Debemos medir el comercio por lo que obtenemos, no por lo que damos.
El 27 de abril de 1978, Milton Friedman ofreció una conferencia en la Universidad Estatal de Kansas titulada “Libre comercio: productor versus consumidor”. En ella, hizo una observación sorprendente.
«La ganancia del comercio exterior es lo que importamos. Lo que exportamos es el costo de obtener esas importaciones. El objetivo adecuado para una nación… es organizar las cosas de modo que obtengamos el mayor volumen posible de importaciones por el menor volumen posible de exportaciones».
Friedman señalaba una verdad antigua, pero a menudo olvidada que se remonta al menos a Adam Smith: no producimos por el simple hecho de producir. Producimos para consumir. Los bienes que importamos son las verdaderas ganancias del comercio: los alimentos, la ropa, la tecnología y los materiales que sostienen y mejoran nuestras vidas. Las exportaciones son el precio que pagamos para obtener esas importaciones.
Sin embargo, el debate dominante sigue invirtiendo esta lógica. Se nos dice que un “balance comercial favorable” significa exportar más de lo que importamos, como si agotar nuestros propios recursos fuera inherentemente una victoria. En términos domésticos, sería como celebrar cuando envías más bienes de los que recibes. Desde el punto de vista del bienestar, eso no es ningún “favor”.
Visto a través de la lente de los recursos, el principio es simple: si envías bienes al extranjero, no puedes usarlos tú mismo. Ese es un costo. La única razón para asumirlo es obtener cosas que no puedes producir en casa, ya sea porque careces del conocimiento, la tecnología o la capacidad para fabricarlas de manera asequible. Por el contrario, las importaciones amplían la gama de lo que puede consumirse o utilizarse como insumos para una producción adicional.

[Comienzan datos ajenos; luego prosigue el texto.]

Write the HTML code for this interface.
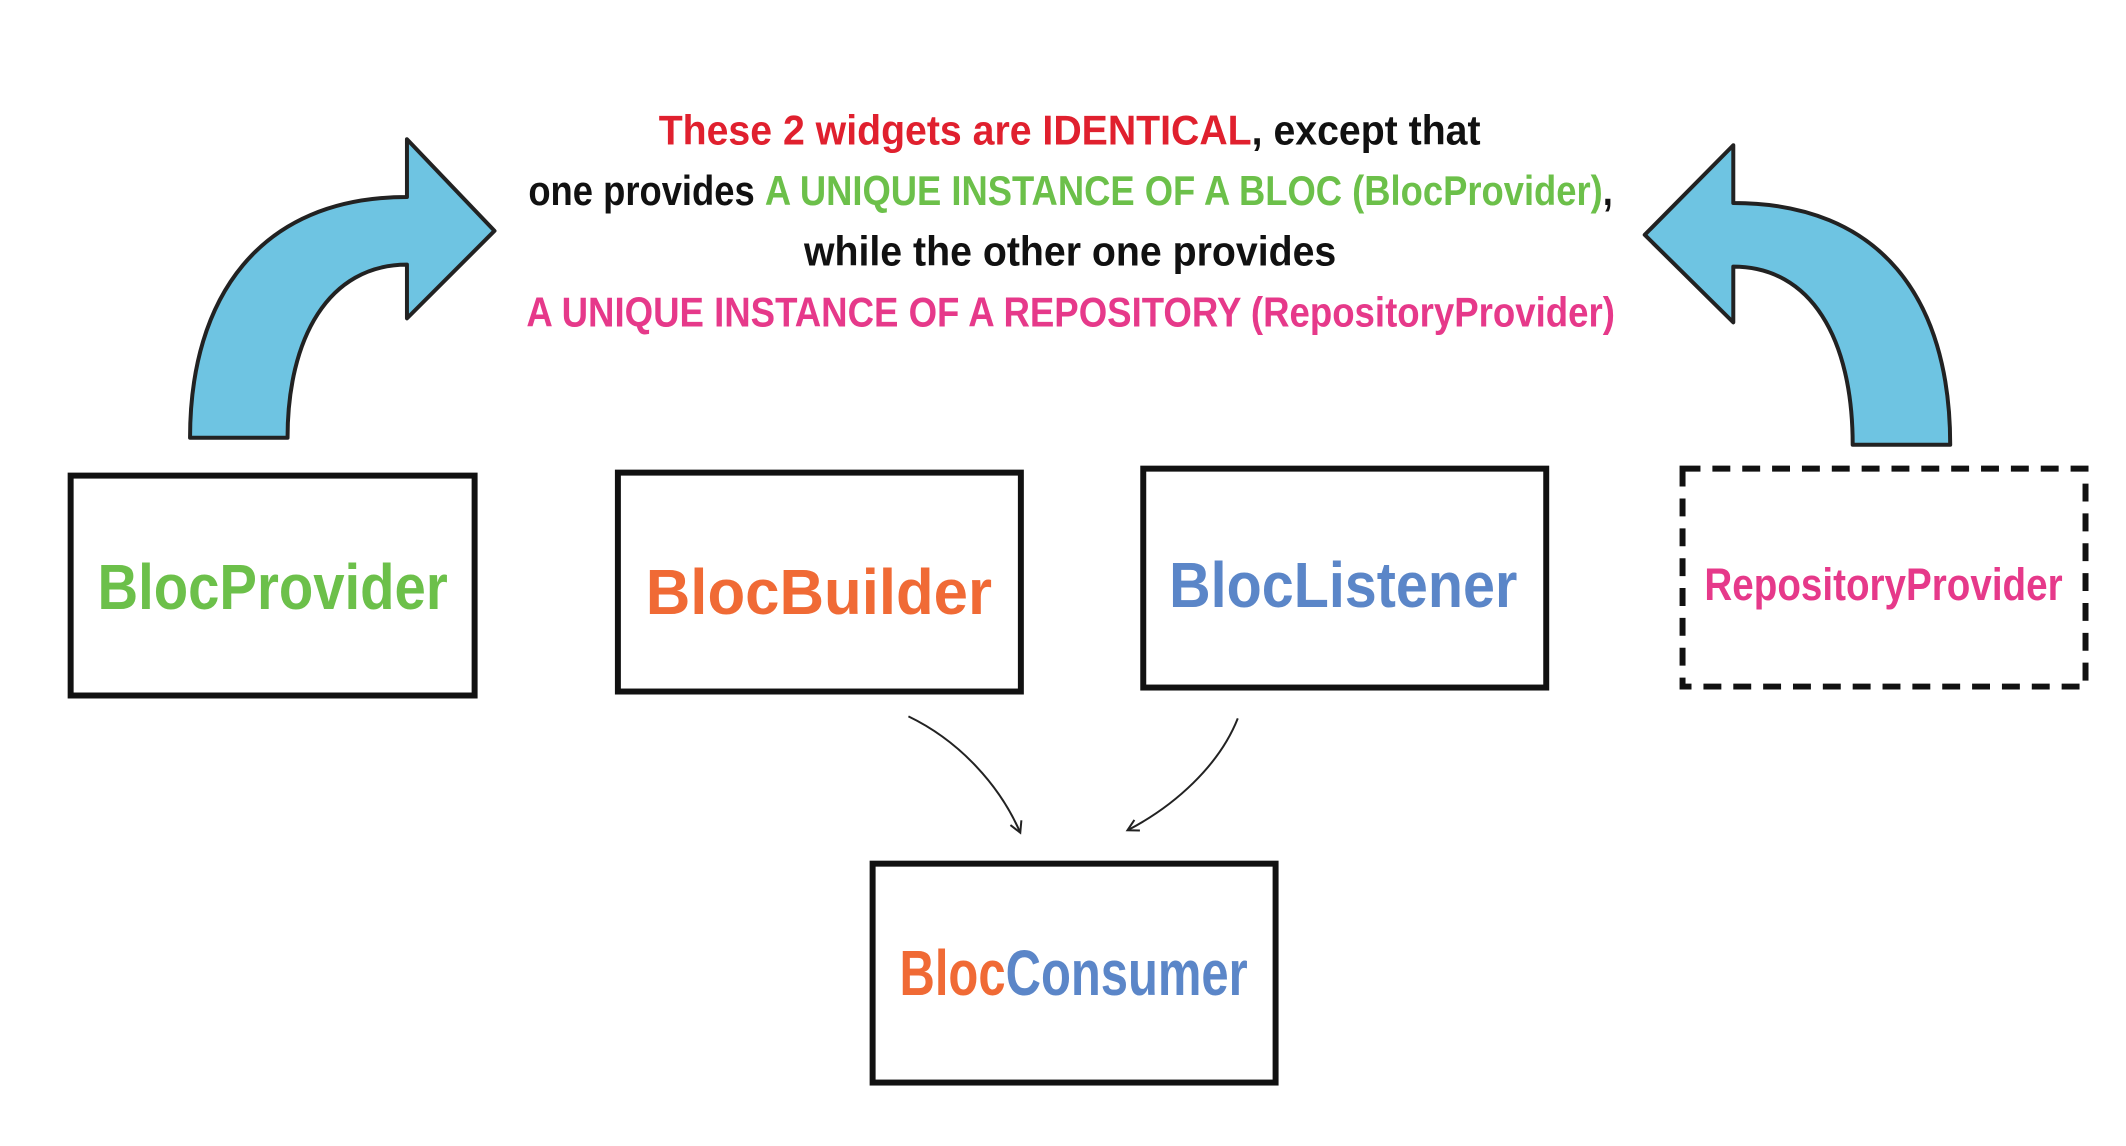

Esta lógica se aplica incluso en economías con una producción manufacturera significativa. En Estados Unidos, por ejemplo, exportamos automóviles, aeronaves, maquinaria, semiconductores y productos farmacéuticos. Algunos críticos podrían argumentar que exportar estos bienes favorece más al consumo extranjero que al beneficio doméstico, pero la realidad básica sigue siendo: estas exportaciones representan recursos internos—mano de obra, materiales y capital—que podrían utilizarse en el país. Elegir exportarlos significa renunciar a usos alternativos dentro del país, ya sea para consumo, producción adicional o inversión. Ese uso renunciado es el verdadero costo de exportar.

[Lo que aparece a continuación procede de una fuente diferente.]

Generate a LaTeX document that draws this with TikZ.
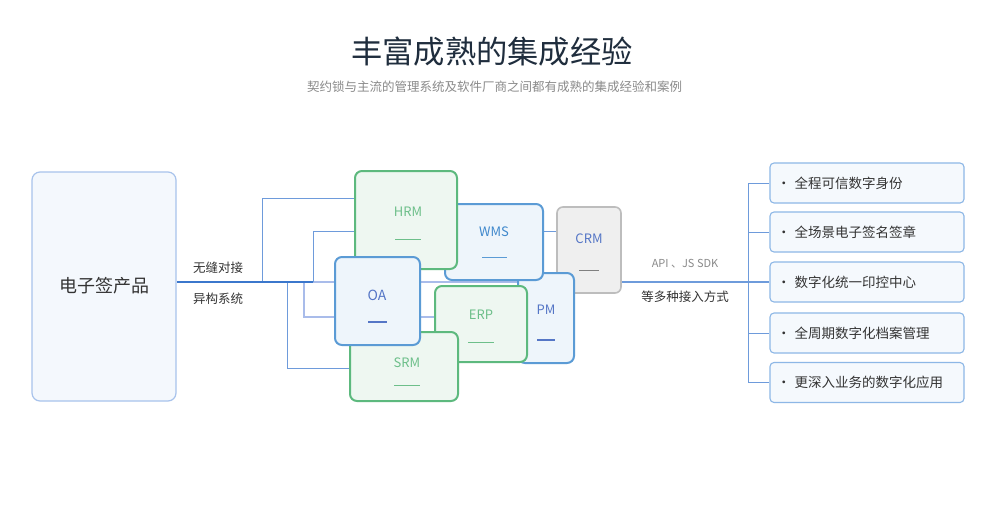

Esto no significa que Estados Unidos deba abandonar la producción interna. Existen razones legítimas para preservar o desarrollar ciertas industrias. Sectores estratégicos—como los semiconductores, la energía y la manufactura esencial—son vitales para la seguridad, la innovación y la resiliencia. Pero la obsesión por “ganar” un superávit comercial a menudo distorsiona la política, fomentando aranceles, proteccionismo y estrategias industriales que se enfocan más en la apariencia que en el bienestar de los estadounidenses.
Los balances comerciales se discuten con demasiada frecuencia en términos de competencia: superávits como victorias, déficits como derrotas. Pero esa retórica oculta una verdad simple: las importaciones son los beneficios del comercio, y las exportaciones son los costos. El desafío no es “ganar” exportando más, sino asegurar los bienes y servicios que mejoran el bienestar colectivo mientras se mantiene la capacidad interna donde realmente importa—para la seguridad, la innovación y la resiliencia.

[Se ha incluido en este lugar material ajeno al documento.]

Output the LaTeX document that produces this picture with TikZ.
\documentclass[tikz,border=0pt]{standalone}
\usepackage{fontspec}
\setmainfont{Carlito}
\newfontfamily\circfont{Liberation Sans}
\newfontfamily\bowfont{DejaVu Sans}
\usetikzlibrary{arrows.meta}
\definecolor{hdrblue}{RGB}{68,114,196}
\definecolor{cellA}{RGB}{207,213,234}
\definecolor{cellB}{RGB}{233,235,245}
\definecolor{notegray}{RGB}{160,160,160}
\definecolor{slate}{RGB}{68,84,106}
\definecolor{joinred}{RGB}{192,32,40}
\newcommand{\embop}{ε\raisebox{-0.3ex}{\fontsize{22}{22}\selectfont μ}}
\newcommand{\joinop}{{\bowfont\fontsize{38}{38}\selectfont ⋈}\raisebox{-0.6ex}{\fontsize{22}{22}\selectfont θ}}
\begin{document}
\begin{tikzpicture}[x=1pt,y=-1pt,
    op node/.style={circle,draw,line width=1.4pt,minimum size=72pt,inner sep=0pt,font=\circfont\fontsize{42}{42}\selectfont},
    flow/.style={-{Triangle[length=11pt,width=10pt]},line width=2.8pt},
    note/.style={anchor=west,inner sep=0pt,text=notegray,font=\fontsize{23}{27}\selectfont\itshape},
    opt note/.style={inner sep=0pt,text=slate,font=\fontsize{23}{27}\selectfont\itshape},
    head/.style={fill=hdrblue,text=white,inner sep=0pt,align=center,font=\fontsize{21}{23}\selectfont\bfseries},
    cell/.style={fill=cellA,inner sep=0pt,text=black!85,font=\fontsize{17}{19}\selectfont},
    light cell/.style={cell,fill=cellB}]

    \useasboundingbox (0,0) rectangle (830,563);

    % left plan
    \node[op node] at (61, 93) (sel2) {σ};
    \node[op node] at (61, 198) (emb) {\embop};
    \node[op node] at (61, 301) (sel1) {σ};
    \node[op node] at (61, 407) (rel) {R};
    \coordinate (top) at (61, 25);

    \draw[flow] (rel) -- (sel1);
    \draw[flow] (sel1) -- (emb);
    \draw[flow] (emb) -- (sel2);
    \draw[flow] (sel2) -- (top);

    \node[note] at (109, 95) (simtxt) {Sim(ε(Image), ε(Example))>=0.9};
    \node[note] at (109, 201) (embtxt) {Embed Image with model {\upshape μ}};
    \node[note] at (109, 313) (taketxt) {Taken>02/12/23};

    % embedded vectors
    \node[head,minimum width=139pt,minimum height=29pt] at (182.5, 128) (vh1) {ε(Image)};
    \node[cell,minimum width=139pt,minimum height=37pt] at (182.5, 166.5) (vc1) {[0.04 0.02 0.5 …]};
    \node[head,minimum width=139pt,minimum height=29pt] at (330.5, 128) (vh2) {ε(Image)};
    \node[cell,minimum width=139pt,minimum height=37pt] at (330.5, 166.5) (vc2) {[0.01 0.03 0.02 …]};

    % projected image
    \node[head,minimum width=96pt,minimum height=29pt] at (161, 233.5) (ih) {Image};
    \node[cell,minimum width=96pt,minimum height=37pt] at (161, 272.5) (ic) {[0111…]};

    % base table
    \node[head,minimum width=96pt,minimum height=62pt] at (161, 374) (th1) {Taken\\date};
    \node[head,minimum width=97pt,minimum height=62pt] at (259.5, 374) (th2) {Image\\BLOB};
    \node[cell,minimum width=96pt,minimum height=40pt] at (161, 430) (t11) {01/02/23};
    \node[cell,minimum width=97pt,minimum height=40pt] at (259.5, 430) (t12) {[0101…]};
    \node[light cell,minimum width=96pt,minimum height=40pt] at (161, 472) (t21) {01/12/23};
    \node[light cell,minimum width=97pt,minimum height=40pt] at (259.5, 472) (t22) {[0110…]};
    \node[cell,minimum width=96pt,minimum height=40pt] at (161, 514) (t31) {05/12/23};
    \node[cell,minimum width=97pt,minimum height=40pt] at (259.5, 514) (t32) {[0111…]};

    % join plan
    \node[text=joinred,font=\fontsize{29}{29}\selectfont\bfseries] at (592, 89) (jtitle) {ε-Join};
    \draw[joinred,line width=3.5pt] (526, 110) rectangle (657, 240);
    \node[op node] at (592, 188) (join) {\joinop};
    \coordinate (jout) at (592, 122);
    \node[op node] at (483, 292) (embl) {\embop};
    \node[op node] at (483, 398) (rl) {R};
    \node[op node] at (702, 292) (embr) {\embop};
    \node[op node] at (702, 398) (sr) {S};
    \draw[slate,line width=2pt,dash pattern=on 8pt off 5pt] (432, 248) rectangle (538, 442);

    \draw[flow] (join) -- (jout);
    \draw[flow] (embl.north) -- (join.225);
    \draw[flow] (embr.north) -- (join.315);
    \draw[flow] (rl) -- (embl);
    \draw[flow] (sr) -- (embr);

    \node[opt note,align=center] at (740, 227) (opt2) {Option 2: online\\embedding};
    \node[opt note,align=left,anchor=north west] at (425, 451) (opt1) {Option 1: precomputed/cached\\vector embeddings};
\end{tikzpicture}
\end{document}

Debemos medir el comercio por lo que obtenemos, no por lo que damos. Si el objetivo es una economía más fuerte para los estadounidenses, el enfoque debe estar en el acceso a bienes, empleos de calidad y capacidad interna resiliente, no en balances arbitrarios que suenan impresionantes en el papel.
*William Maldonado es un inversionista independiente y estratega económico con experiencia en finanzas gubernamentales y tecnología de la información.